Il n’en reste pas moins que ces efforts des entreprises visent essentiellement à toucher le client. Or les clients d’aujourd’hui et de demain, ce sont les « millenials », ces individus nés entre 1980 et 2000 qui représentent globalement la population au plus fort pouvoir d’achat. Pourtant, une chose est sûre, analysait Diana Verdi Nieto, cofondatrice de Positive Luxury, ces gens-là sont des consommateurs différents. Nés avec le numérique, ils sont constamment dans le partage, dans l’interconnexion et la recherche de nouvelles expériences. Les entreprises qui voudraient l’ignorer se mettent en danger.

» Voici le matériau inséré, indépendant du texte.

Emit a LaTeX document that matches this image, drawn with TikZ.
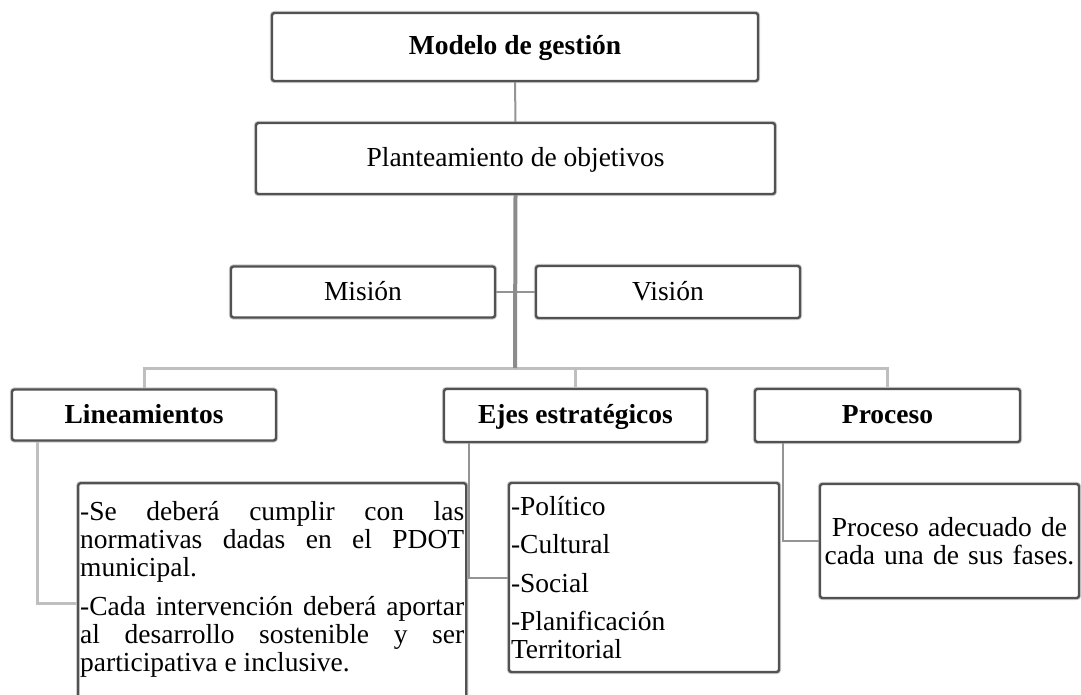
\documentclass[tikz,border=0pt]{standalone}
\usepackage{fontspec}
\setmainfont{Liberation Serif}
\setlength{\parindent}{0pt}
\tikzset{
	box/.style={draw=black!68, line width=2.4pt, rounded corners=2.5pt, fill=white,
		inner sep=2pt, font=\fontsize{27.5}{28}\selectfont,
		preaction={draw=black!20, line width=4.2pt}},
	oneline/.style={box, text height=20pt, text depth=4pt},
	headbox/.style={oneline, font=\fontsize{27.5}{28}\selectfont\bfseries},
	conn/.style={draw=black!42, line width=2pt},
	thickconn/.style={draw=black!45, line width=4pt},
	busconn/.style={draw=black!25, line width=3pt},
}
\begin{document}
\begin{tikzpicture}[x=1pt,y=-1pt]
	\useasboundingbox (0,0) rectangle (1081,695);
	\clip (0,0) rectangle (1081,695);
	\node[headbox, minimum width=486pt, minimum height=68pt] (modelo) at (515,47) {Modelo de gestión};
	\node[oneline, minimum width=519pt, minimum height=71pt] (plan) at (515.5,158.5) {Planteamiento de objetivos};
	\node[oneline, minimum width=264pt, minimum height=51pt] (mision) at (363,292) {Misión};
	\node[oneline, minimum width=264pt, minimum height=52pt] (vision) at (668,292) {Visión};
	\node[headbox, minimum width=264pt, minimum height=51pt] (lin) at (144,415) {Lineamientos};
	\node[headbox, minimum width=263pt, minimum height=53pt] (ejes) at (575.5,415.5) {Ejes estratégicos};
	\node[headbox, minimum width=265pt, minimum height=53pt] (proc) at (887.5,415.5) {Proceso};
	\node[box, anchor=north west, text width=384pt, align=justify, inner xsep=2pt, inner ysep=18pt,
		text depth=185pt] (lindet) at (77,482)
		{-Se deberá cumplir con las\linebreak normativas dadas en el PDOT\linebreak municipal.\par\vspace{11pt}%
		-Cada intervención deberá aportar\linebreak al desarrollo sostenible y ser\linebreak participativa e inclusive.};
	\node[box, minimum width=270pt, minimum height=189pt, text width=266pt, align=left] (ejesdet) at (644,577.5)
		{-Político\\[10.5pt]-Cultural\\[10.5pt]-Social\\[10.5pt]-Planificación\\Territorial};
	\node[box, minimum width=259pt, minimum height=114pt, text width=255pt, align=center] (procdet) at (949.5,541)
		{Proceso adecuado de\\cada una de sus fases.};
	\coordinate (bus) at (515,368);
	\draw[conn] (modelo) -- (plan);
	\draw[conn] (mision) -- (vision);
	\draw[busconn] (lin.north) |- (bus) -| (proc.north);
	\draw[busconn] (ejes.north) |- (bus);
	\draw[thickconn] (plan.south) -- (bus);
	\draw[busconn] ([xshift=27pt]lin.south west) |- (lindet.west);
	\draw[conn] ([xshift=26pt]ejes.south west) |- (ejesdet.west);
	\draw[conn] ([xshift=29pt]proc.south west) |- (procdet.west);
\end{tikzpicture}
\end{document}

La quête du bonheur est incompatible avec nos modes de vie.
Frédéric Lenoir

Autant pour ces univers projetés vers des lendemains qui devraient chanter si correctement appréhendés. Mais cette adéquation potentielle a son envers, sa face cachée voulant que, pour « en être », il faut rester dans la course : travailler plus et plus vite, être disponible toujours et tout le temps. En un mot, faire partie de la « burn-out generation », comme le stigmatise Carl Honoré, auteur et chantre de la lenteur. Pour lui, il ne s’agit pas de faire plus mais mieux. Or, pour faire mieux, il s’agit non seulement de prendre le temps nécessaire pour le réaliser mais surtout de ralentir le rythme effréné de nos existences pour se donner l’opportunité de l’action réfléchie, donc efficace. Même schéma de pensée avec le philosophe Frédéric Lenoir, adepte d’Aristote et Épicure. « En un sens, la quête du bonheur est incompatible avec nos modes de vie qui rendent impossible toute intériorité, disait-il. Pour atteindre cet équilibre, il faut du temps. Il faut apprendre à se connaître, comme le préconisait Socrate, pour être à même de discerner les plaisirs qui concordent avec cette harmonie recherchée. » Une leçon à méditer un smartphone à la main.